SA property market likely to rebound after the elections

Property markets around the world usually face a slow-down ahead of elections. File Picture: Tracey Adams/Independent Media.

Property markets around the world usually face a slow-down ahead of elections. File Picture: Tracey Adams/Independent Media.

Published May 27, 2024


The current uncertainty faced by South Africa’s property market is no cause for alarm, experts say. In fact, this phenomenon is quite common in real estate markets across the globe.

Greg Dart, director of High Street Auctions, said there is a rhythm to election cycles and this is well known to the global property market.

“The effects of elections on real estate markets vary, but some common trends have been observed in multiple countries, including South Africa,” Dart said.

“As an investor if you understand the cycle, it becomes less disconcerting – especially during election periods like we’re experiencing when the headlines scream words like ‘critical’, ‘pivotal’ and ‘game-changing’.”

These jitters can begin as much as a year before the elections and are often marked by reduced transactions as potential buyers and sellers take a wait-and-see approach.

With less activity in the market, property prices may stabilise or even decline slightly as demand wanes. Finally, investors might delay significant decisions or new projects due to potential changes in policies that could affect things like property taxes, regulations and economic stability.

Regardless of the outcome of an election, in most instances the real estate market will adapt and recover in accordance with the new political realities.

Dart emphasised the importance of South Africans voting for leaders that have the best economic interests of all South Africans at heart.
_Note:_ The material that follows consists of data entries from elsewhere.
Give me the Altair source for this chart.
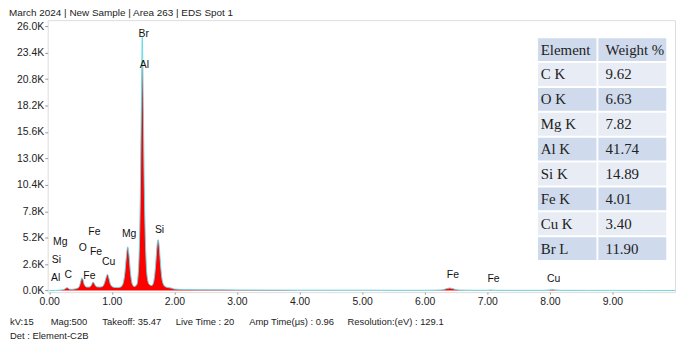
import altair as alt
import pandas as pd

# ---------------- data ----------------
energy = [0.00, 0.10, 0.20, 0.24, 0.27, 0.29, 0.32, 0.36, 0.40, 0.44, 0.48, 0.50, 0.52, 0.54, 0.56,
          0.60, 0.64, 0.67, 0.70, 0.72, 0.75, 0.80, 0.85, 0.88, 0.91, 0.93, 0.95, 0.98, 1.02, 1.08,
          1.14, 1.18, 1.21, 1.235, 1.255, 1.275, 1.30, 1.33, 1.36, 1.40, 1.43, 1.455, 1.47, 1.487,
          1.505, 1.52, 1.545, 1.57, 1.60, 1.64, 1.67, 1.70, 1.72, 1.74, 1.76, 1.78, 1.81, 1.85, 1.90,
          1.95, 2.00, 2.20, 2.50, 3.00, 3.50, 4.00, 4.50, 5.00, 5.50, 6.00, 6.25, 6.33, 6.40, 6.47,
          6.55, 6.80, 7.00, 7.06, 7.12, 7.50, 7.90, 8.00, 8.04, 8.08, 8.20, 8.60, 9.00, 9.50, 10.00]
counts = [0, 20, 60, 120, 260, 280, 150, 120, 150, 200, 400, 800, 1250, 1100, 600,
          350, 350, 500, 850, 700, 400, 350, 400, 700, 1300, 1600, 1300, 600, 350, 300,
          350, 700, 1800, 3500, 4300, 3500, 1700, 600, 400, 600, 2500, 9000, 17000, 22300,
          17500, 10000, 3500, 1200, 600, 500, 900, 2500, 4200, 5000, 4200, 2500, 900, 400, 300,
          250, 150, 100, 80, 60, 50, 40, 40, 40, 30, 30, 50, 150, 260, 150,
          50, 30, 30, 60, 30, 25, 25, 60, 110, 60, 25, 20, 20, 15, 10]
outline = [0, 20, 60, 120, 260, 280, 150, 120, 150, 200, 400, 800, 1250, 1100, 600,
           350, 350, 500, 850, 700, 400, 350, 400, 700, 1300, 1600, 1300, 600, 350, 300,
           350, 700, 1800, 3500, 4300, 3500, 1700, 600, 400, 600, 2500, 9000, 17000, 24900,
           17500, 10000, 3500, 1200, 600, 500, 900, 2500, 4200, 5000, 4200, 2500, 900, 400, 300,
           250, 150, 100, 80, 60, 50, 40, 40, 40, 30, 30, 50, 150, 260, 150,
           50, 30, 30, 60, 30, 25, 25, 60, 110, 60, 25, 20, 20, 15, 10]

peak_labels = ["Br", "Al", "Si", "Mg", "Cu", "Fe", "Fe", "O", "Fe", "C", "Al", "Si", "Mg", "Fe", "Fe", "Cu"]
peak_energy = [1.51, 1.52, 1.763, 1.277, 0.948, 0.722, 0.749, 0.536, 0.642, 0.304, 0.103, 0.114, 0.178, 6.45, 7.10, 8.06]
peak_height = [25200, 22200, 5950, 5530, 2770, 5750, 3800, 4160, 1460, 1530, 1210, 2990, 4780, 1560, 1170, 1170]

elements = ["Element", "C K", "O K", "Mg K", "Al K", "Si K", "Fe K", "Cu K", "Br L"]
weights = ["Weight %", "9.62", "6.63", "7.82", "41.74", "14.89", "4.01", "3.40", "11.90"]

x_ticks = [0, 1, 2, 3, 4, 5, 6, 7, 8, 9]
y_ticks = [0, 2600, 5200, 7800, 10400, 13000, 15600, 18200, 20800, 23400, 26000]

title_text = "March 2024 | New Sample | Area 263 | EDS Spot 1"
footer_items = ["kV:15", "Mag:500", "Takeoff: 35.47", "Live Time : 20", "Amp Time(μs) : 0.96",
                "Resolution:(eV) : 129.1"]
footer2 = "Det : Element-C2B"

# ---------------- build ----------------
SANS = "Liberation Sans"

spec = pd.DataFrame({"energy": energy, "counts": counts, "outline": outline})
xs = alt.Scale(domain=[-0.024, 10.0], nice=False, zero=False)
ys = alt.Scale(domain=[-150, 26600], nice=False, zero=False)

x_axis = alt.Axis(values=x_ticks, format=".2f", title=None, grid=False, domain=False,
                  tickSize=2, tickColor="#999", labelPadding=2, labelFontSize=10.5,
                  labelFont=SANS, labelColor="#222", labelOverlap=False)
y_axis = alt.Axis(values=y_ticks, labelExpr="format(datum.value/1000,'.1f')+'K'", title=None,
                  grid=False, domain=False, tickSize=3, tickColor="#999", labelPadding=1,
                  labelFontSize=10.5, labelFont=SANS, labelColor="#222", labelOverlap=False)

area = alt.Chart(spec).mark_area(color="#ff0000", interpolate="monotone", opacity=1).encode(
    x=alt.X("energy:Q", scale=xs, axis=x_axis),
    y=alt.Y("counts:Q", scale=ys, axis=y_axis),
)
line = alt.Chart(spec).mark_line(color="#6ad9e2", strokeWidth=1, interpolate="monotone").encode(
    x=alt.X("energy:Q", scale=xs, axis=x_axis),
    y=alt.Y("outline:Q", scale=ys, axis=y_axis),
)

lab_df = pd.DataFrame({"label": peak_labels, "e": peak_energy, "h": peak_height})
labels = alt.Chart(lab_df).mark_text(font=SANS, fontSize=10.5, color="#111",
                                     baseline="middle", align="center").encode(
    x=alt.X("e:Q", scale=xs, axis=x_axis), y=alt.Y("h:Q", scale=ys, axis=y_axis), text="label:N")

# table (in data coordinates of the plot)
row_top0 = 24830
row_step = 2447
row_h = 2250
rows = []
for i, (el, w) in enumerate(zip(elements, weights)):
    top = row_top0 - i * row_step
    shade = "dark" if i % 2 == 0 else "light"
    rows.append({"el": el, "w": w, "top": top, "bot": top - row_h, "mid": top - row_h / 2,
                 "shade": shade, "xl0": 7.81, "xl1": 8.745, "xr0": 8.775, "xr1": 9.86,
                 "tl": 7.855, "tr": 8.89})
tab = pd.DataFrame(rows)
shade_scale = alt.Scale(domain=["dark", "light"], range=["#cfdaed", "#e8ecf5"])
rect_l = alt.Chart(tab).mark_rect().encode(
    x=alt.X("xl0:Q", scale=xs, axis=x_axis), x2="xl1:Q",
    y=alt.Y("top:Q", scale=ys, axis=y_axis), y2="bot:Q",
    color=alt.Color("shade:N", scale=shade_scale, legend=None))
rect_r = alt.Chart(tab).mark_rect().encode(
    x=alt.X("xr0:Q", scale=xs, axis=x_axis), x2="xr1:Q",
    y=alt.Y("top:Q", scale=ys, axis=y_axis), y2="bot:Q",
    color=alt.Color("shade:N", scale=shade_scale, legend=None))
txt_l = alt.Chart(tab).mark_text(font="Liberation Serif", fontSize=15, color="#222",
                                 align="left", baseline="middle").encode(
    x=alt.X("tl:Q", scale=xs, axis=x_axis), y=alt.Y("mid:Q", scale=ys, axis=y_axis), text="el:N")
txt_r = alt.Chart(tab).mark_text(font="Liberation Serif", fontSize=15, color="#222",
                                 align="left", baseline="middle").encode(
    x=alt.X("tr:Q", scale=xs, axis=x_axis), y=alt.Y("mid:Q", scale=ys, axis=y_axis), text="w:N")

# title and footer (pixel offsets relative to plot origin)
title = alt.Chart(pd.DataFrame({"t": [title_text]})).mark_text(
    font=SANS, fontSize=10, color="#222", align="left", baseline="top").encode(
    x=alt.value(-39), y=alt.value(-12), text="t:N")

footer_x = [-38, 3, 55, 129, 203, 302]
footer_layers = []
for txt, fx in zip(footer_items, footer_x):
    footer_layers.append(alt.Chart(pd.DataFrame({"t": [txt]})).mark_text(
        font=SANS, fontSize=9.5, color="#222", align="left", baseline="middle").encode(
        x=alt.value(fx), y=alt.value(304), text="t:N"))
footer_layers.append(alt.Chart(pd.DataFrame({"t": [footer2]})).mark_text(
    font=SANS, fontSize=9.5, color="#222", align="left", baseline="middle").encode(
    x=alt.value(-38), y=alt.value(318), text="t:N"))

chart = alt.layer(area, line, labels, rect_l, rect_r, txt_l, txt_r, title, *footer_layers).properties(
    width=632, height=274,
    autosize=alt.AutoSizeParams(type="none"),
    padding={"left": 40, "top": 11, "right": 2, "bottom": 47},
).configure_view(stroke="#a9cbe6", strokeWidth=1.5).configure_axis(
    labelOverlap=False
).configure(background="white")

chart.save("out.html", embed_options={"renderer": "svg", "actions": False})
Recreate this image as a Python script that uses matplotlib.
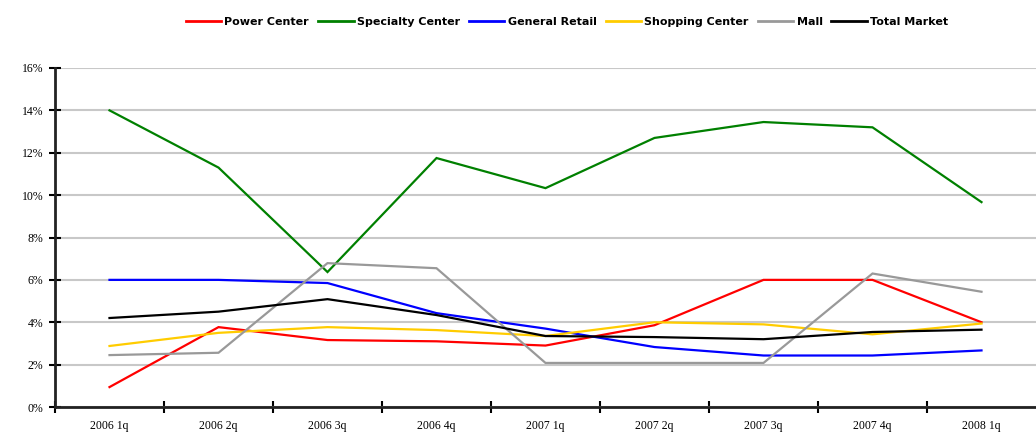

“That’s not just a nice sentiment; we only have to look at polls from two countries last year to understand how important it is to vote.

“Voters in Argentina and Greece last year elected pro-market leaders, who introduced economic reforms that led to a significant market upswing. In Greece an MSCI gauge of Greek equities show them soaring 48% that year, while the index for Argentina rose 67% in dollar terms.”

Real estate investors were also jittery ahead of the US election in 2020, but the market rebounded strongly after it as low interest rates and economic stimulus measures restored confidence in the market.

“The South African economy has suffered in recent years, in large part due to bad policies, a lack of will to follow through, corruption and grid instability,” Dart added. “But through all of this, property has remained a stable long-term investment. That won’t change anytime soon.

“Investors need to understand election cycles, and know that following the elections we will be seeing a rebound in the market – especially if the results are perceived to bring economic stability or favourable policy changes.

“Between that and the expected drop in interest rates coming this year, the prospects for the property market are more bullish than they have been for some time,” Dart said.